### TASK TO CARRY OUT
Nothing after the line with "from matplotlib.lines import Line2D" belongs in the copy; extract the lines below from the top through that line, pictures left out.

### GIVEN INFORMATION
-=-=-=-=-

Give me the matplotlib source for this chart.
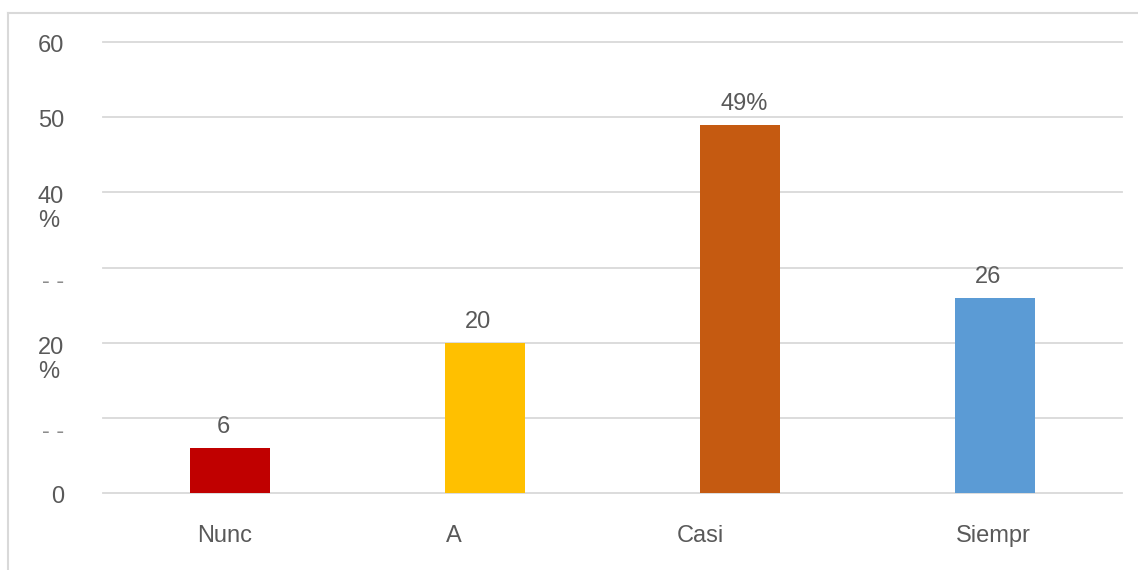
import matplotlib.pyplot as plt
import matplotlib.transforms as mtransforms
from matplotlib.lines import Line2D

# respuestas por categoria (%)
categories = ["Nunc", "A", "Casi", "Siempr"]
values = [6, 20, 49, 26]
value_labels = ["6", "20", "49%", "26"]
colors = ["#C00000", "#FFC000", "#C55A11", "#5B9BD5"]
yticks = [0, 10, 20, 30, 40, 50, 60]
ytick_labels = ["0", "- -", "20\n%", "- -", "40\n%", "50", "60"]

plt.rcParams['font.family'] = ['Liberation Sans', 'DejaVu Sans']
txt = '#595959'
fs = 17
W, H = 1138, 570

fig = plt.figure(figsize=(W / 100, H / 100), dpi=100)
ax = fig.add_axes([103 / W, 1 - 493 / H, 1019 / W, 451 / H])

x = list(range(len(categories)))
bars = ax.bar(x, values, width=0.314, color=colors, zorder=3)
ax.set_xlim(-0.5, 3.5)
ax.set_ylim(0, 60)
ax.set_axisbelow(True)
ax.grid(axis='y', color='#d9d9d9', linewidth=1.3)
for gl in ax.get_ygridlines():
    gl.set_clip_on(False)
for s in ax.spines.values():
    s.set_visible(False)

ax.set_yticks(yticks)
ax.set_yticklabels(ytick_labels)
ax.set_xticks(x)
ax.set_xticklabels(categories)
ax.tick_params(length=0, labelsize=fs, labelcolor=txt)
ax.tick_params(axis='y', pad=28)
ax.tick_params(axis='x', pad=23)

def shift(t, dx, dy):
    # desplazamiento en pixeles
    t.set_transform(t.get_transform() + mtransforms.ScaledTranslation(dx / 100, dy / 100, fig.dpi_scale_trans))

for lab in ax.get_yticklabels():
    lab.set_multialignment('left')
    lab.set_linespacing(1.12)
    if lab.get_text().startswith('-'):
        lab.set_va('center')
        lab.set_color('#8c8c8c')
        shift(lab, 0, -14)
    elif '\n' in lab.get_text():
        lab.set_va('top')
        shift(lab, 0, 6)
    else:
        lab.set_va('top')
        shift(lab, 0, 7)

for lab, dx in zip(ax.get_xticklabels(), [-6, -31, -39, -1]):
    shift(lab, dx, 0)

# etiquetas de valor sobre cada barra
for b, v, lab in zip(bars, values, value_labels):
    dx = 4 if lab.endswith('%') else -7
    ax.annotate(lab, (b.get_x() + b.get_width() / 2, v), xytext=(dx * 0.72, 15 * 0.72),
                textcoords='offset points', ha='center', va='baseline', fontsize=fs, color=txt)

# marco exterior
fx, fy = 8 / W, 1 - 13 / H
fig.add_artist(Line2D([fx, 1], [fy, fy], transform=fig.transFigure, color='#d9d9d9', lw=1.5))
fig.add_artist(Line2D([fx, fx], [fy, 0], transform=fig.transFigure, color='#d9d9d9', lw=1.5))

fig.savefig('out.png', dpi=100)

-=-=-=-=-

### EXPECTED OUTPUT
Give me the matplotlib source for this chart.
import matplotlib.pyplot as plt
import matplotlib.transforms as mtransforms
from matplotlib.lines import Line2D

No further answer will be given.